[Given instruction]
Without the pictures, extract every line from the start of the material to the line containing "YAxis, CartesianGrid, Label", both ends included.

───── Supplied information

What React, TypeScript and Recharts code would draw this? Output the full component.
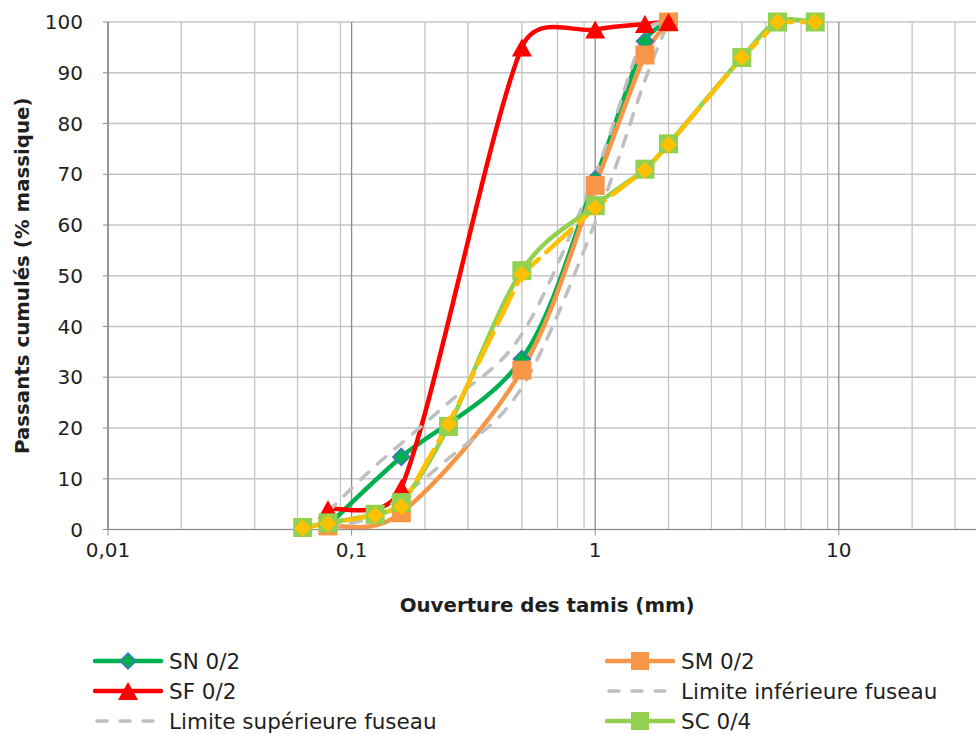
import React from 'react';
import { LineChart, Line, XAxis, YAxis, CartesianGrid, Label } from 'recharts';

// sieve openings (mm) and cumulative passing (%) per sample
const SN_X = [0.08, 0.16, 0.5, 1, 1.6, 2];
const SN_Y = [0.8, 14.3, 33.6, 69, 96.2, 100];
const SM_X = [0.08, 0.16, 0.5, 1, 1.6, 2];
const SM_Y = [0.7, 3.3, 31.4, 67.8, 93.5, 100];
const SF_X = [0.08, 0.16, 0.5, 1, 1.6, 2];
const SF_Y = [4, 8.2, 95, 98.5, 99.6, 100];
const INF_X = [0.08, 0.125, 0.25, 0.5, 1, 1.6, 2];
const INF_Y = [0.5, 3, 14, 28, 60.5, 88.5, 100];
const SUP_X = [0.08, 0.125, 0.25, 0.5, 1, 1.6, 2];
const SUP_Y = [3.5, 12.5, 25, 38.5, 70, 98, 100];
const SC_X = [0.063, 0.08, 0.125, 0.16, 0.25, 0.5, 1, 1.6, 2, 4, 5.6, 8];
const SC_Y = [0.4, 1.3, 3.0, 5.3, 20.3, 51.0, 63.8, 71.0, 76.0, 93.0, 100, 100];
const SC_BIS_Y = [0.3, 1.2, 2.8, 4.5, 20.8, 50.3, 63.4, 70.8, 75.8, 93, 100, 100];

const X_TICKS = [0.01, 0.1, 1, 10];
const Y_TICKS = [0, 10, 20, 30, 40, 50, 60, 70, 80, 90, 100];
const DECADES = [0.01, 0.1, 1, 10];
const MULTS = [2, 3, 4, 5, 6, 7, 8, 9];
const MINOR_TICKS = DECADES.flatMap((d) => MULTS.map((m) => +(d * m).toPrecision(3)));

const FONT = '"DejaVu Sans", sans-serif';
const TEXT = '#1f1f1f';

const toRows = (xs: number[], ys: number[]) => xs.map((x, i) => ({ x, y: ys[i] }));

// Excel-like smoothed line: bezier with control arms capped at half the segment
const excelCurve = (context: any) => {
  let pts: number[][] = [];
  return {
    areaStart() {},
    areaEnd() {},
    lineStart() {
      pts = [];
    },
    point(x: number, y: number) {
      pts.push([+x, +y]);
    },
    lineEnd() {
      const n = pts.length;
      if (!n) return;
      context.moveTo(pts[0][0], pts[0][1]);
      for (let i = 0; i < n - 1; i++) {
        const p0 = pts[Math.max(i - 1, 0)];
        const p1 = pts[i];
        const p2 = pts[i + 1];
        const p3 = pts[Math.min(i + 2, n - 1)];
        const d12 = Math.hypot(p2[0] - p1[0], p2[1] - p1[1]);
        const d02 = Math.hypot(p2[0] - p0[0], p2[1] - p0[1]) || 1;
        const d13 = Math.hypot(p3[0] - p1[0], p3[1] - p1[1]) || 1;
        const f1 = d02 / 6 < d12 / 2 ? 1 / 6 : d12 / 2 / d02;
        const f2 = d13 / 6 < d12 / 2 ? 1 / 6 : d12 / 2 / d13;
        context.bezierCurveTo(
          p1[0] + (p2[0] - p0[0]) * f1,
          p1[1] + (p2[1] - p0[1]) * f1,
          p2[0] - (p3[0] - p1[0]) * f2,
          p2[1] - (p3[1] - p1[1]) * f2,
          p2[0],
          p2[1]
        );
      }
    },
  };
};

const diamondPath = (cx: number, cy: number, r: number) =>
  `M${cx},${cy - r}L${cx + r},${cy}L${cx},${cy + r}L${cx - r},${cy}Z`;
const trianglePath = (cx: number, cy: number) =>
  `M${cx},${cy - 9}L${cx + 10},${cy + 9}L${cx - 10},${cy + 9}Z`;

const diamondDot = (fill: string, stroke: string) => (p: any) =>
  p.cx == null ? <g key={p.index} /> : (
    <path key={p.index} d={diamondPath(p.cx, p.cy, 8.5)} fill={fill} stroke={stroke} strokeWidth={stroke === 'none' ? 0 : 1.5} />
  );
const squareDot = (fill: string) => (p: any) =>
  p.cx == null ? <g key={p.index} /> : <rect key={p.index} x={p.cx - 9.5} y={p.cy - 9.5} width={19} height={19} fill={fill} />;
const triangleDot = (fill: string) => (p: any) =>
  p.cx == null ? <g key={p.index} /> : <path key={p.index} d={trianglePath(p.cx, p.cy)} fill={fill} />;

const fmt = (v: number) => String(v).replace('.', ',');

type LegendItem = { name: string; color: string; dash?: string; marker?: 'diamond' | 'square' | 'triangle' };

const LEGEND_ROWS: LegendItem[][] = [
  [
    { name: 'SN 0/2', color: '#00B050', marker: 'diamond' },
    { name: 'SM 0/2', color: '#F79646', marker: 'square' },
  ],
  [
    { name: 'SF 0/2', color: '#FF0000', marker: 'triangle' },
    { name: 'Limite inférieure fuseau', color: '#BFBFBF', dash: '10 13' },
  ],
  [
    { name: 'Limite supérieure fuseau', color: '#BFBFBF', dash: '10 13' },
    { name: 'SC 0/4', color: '#92D050', marker: 'square' },
  ],
];

function LegendIcon({ item }: { item: LegendItem }) {
  return (
    <svg width={70} height={24} style={{ display: 'block' }}>
      <line
        x1={item.dash ? 4 : 2}
        y1={12}
        x2={item.dash ? 66 : 68}
        y2={12}
        stroke={item.color}
        strokeWidth={item.dash ? 3.5 : 4.5}
        strokeDasharray={item.dash}
        strokeLinecap="round"
      />
      {item.marker === 'diamond' && <path d={diamondPath(35, 12, 8)} fill={item.color} stroke="#4472C4" strokeWidth={1.5} />}
      {item.marker === 'square' && <rect x={26} y={3} width={18} height={18} fill={item.color} />}
      {item.marker === 'triangle' && <path d={trianglePath(35, 12)} fill={item.color} />}
    </svg>
  );
}

function ChartLegend() {
  const rowY = [661, 691, 721];
  const colX = [93, 605];
  return (
    <>
      {LEGEND_ROWS.map((row, r) =>
        row.map((item, c) => (
          <div
            key={`${r}-${c}`}
            style={{
              position: 'absolute',
              left: colX[c],
              top: rowY[r] - 13,
              height: 26,
              display: 'flex',
              alignItems: 'center',
              fontFamily: FONT,
              fontSize: 21.5,
              color: TEXT,
              whiteSpace: 'nowrap',
            }}
          >
            <LegendIcon item={item} />
            <span style={{ marginLeft: 6 }}>{item.name}</span>
          </div>
        ))
      )}
    </>
  );
}

export default function App() {
  const series = [
    { name: 'SN 0/2', data: toRows(SN_X, SN_Y), color: '#00B050', dot: diamondDot('#00B050', '#4472C4') },
    { name: 'SM 0/2', data: toRows(SM_X, SM_Y), color: '#F79646', dot: squareDot('#F79646') },
    { name: 'SF 0/2', data: toRows(SF_X, SF_Y), color: '#FF0000', dot: triangleDot('#FF0000') },
  ];

  return (
    <div
      style={{
        position: 'absolute',
        left: 0,
        top: 0,
        width: 976,
        height: 734,
        overflow: 'hidden',
        background: '#ffffff',
        fontFamily: FONT,
      }}
    >
      <LineChart width={1100} height={734} margin={{ top: 22, right: 17.6, bottom: 174.5, left: 0 }} style={{ fontFamily: FONT }}>
        <XAxis xAxisId="minor" dataKey="x" type="number" scale="log" domain={[0.01, 100]} ticks={MINOR_TICKS} allowDataOverflow hide />
        <CartesianGrid xAxisId="minor" horizontal={false} stroke="#C4C4C4" strokeWidth={1.3} />
        <CartesianGrid vertical={false} stroke="#C4C4C4" strokeWidth={1.3} />
        <CartesianGrid horizontal={false} stroke="#8C8C8C" strokeWidth={1.3} />
        <XAxis
          dataKey="x"
          type="number"
          scale="log"
          domain={[0.01, 100]}
          ticks={X_TICKS}
          allowDataOverflow
          tickFormatter={fmt}
          stroke="#8C8C8C"
          tickSize={6}
          tickMargin={7}
          tick={{ fill: TEXT, fontSize: 20 }}
        >
          <Label value="Ouverture des tamis (mm)" position="bottom" offset={38} dx={-48} fill={TEXT} fontSize={19.8} fontWeight={700} />
        </XAxis>
        <YAxis
          type="number"
          domain={[0, 100]}
          ticks={Y_TICKS}
          width={108}
          stroke="#8C8C8C"
          tickSize={5}
          tickMargin={20}
          tick={{ fill: TEXT, fontSize: 20 }}
        >
          <Label
            value="Passants cumulés (% massique)"
            angle={-90}
            position="insideLeft"
            offset={22}
            dx={0}
            style={{ textAnchor: 'middle' }}
            fill={TEXT}
            fontSize={19.8}
            fontWeight={700}
          />
        </YAxis>
        {series.map((s) => (
          <Line
            key={s.name}
            name={s.name}
            data={s.data}
            dataKey="y"
            type={excelCurve as any}
            stroke={s.color}
            strokeWidth={4.5}
            dot={s.dot}
            activeDot={false}
            isAnimationActive={false}
          />
        ))}
        <Line
          name="Limite inférieure fuseau"
          data={toRows(INF_X, INF_Y)}
          dataKey="y"
          type={excelCurve as any}
          stroke="#BFBFBF"
          strokeWidth={3.5}
          strokeDasharray="11 12"
          strokeLinecap="round"
          dot={false}
          activeDot={false}
          isAnimationActive={false}
        />
        <Line
          name="Limite supérieure fuseau"
          data={toRows(SUP_X, SUP_Y)}
          dataKey="y"
          type={excelCurve as any}
          stroke="#BFBFBF"
          strokeWidth={3.5}
          strokeDasharray="11 12"
          strokeLinecap="round"
          dot={false}
          activeDot={false}
          isAnimationActive={false}
        />
        <Line
          name="SC 0/4"
          data={toRows(SC_X, SC_Y)}
          dataKey="y"
          type={excelCurve as any}
          stroke="#92D050"
          strokeWidth={4.5}
          dot={squareDot('#92D050')}
          activeDot={false}
          isAnimationActive={false}
        />
        <Line
          name="SC 0/4 bis"
          legendType="none"
          data={toRows(SC_X, SC_BIS_Y)}
          dataKey="y"
          type="linear"
          stroke="#FFC000"
          strokeWidth={4.5}
          strokeDasharray="34 10"
          strokeLinecap="round"
          dot={diamondDot('#FFC000', 'none')}
          activeDot={false}
          isAnimationActive={false}
        />
      </LineChart>
      <ChartLegend />
    </div>
  );
}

──────────

[Solution to the exercise]
What React, TypeScript and Recharts code would draw this? Output the full component.
import React from 'react';
import { LineChart, Line, XAxis, YAxis, CartesianGrid, Label } from 'recharts';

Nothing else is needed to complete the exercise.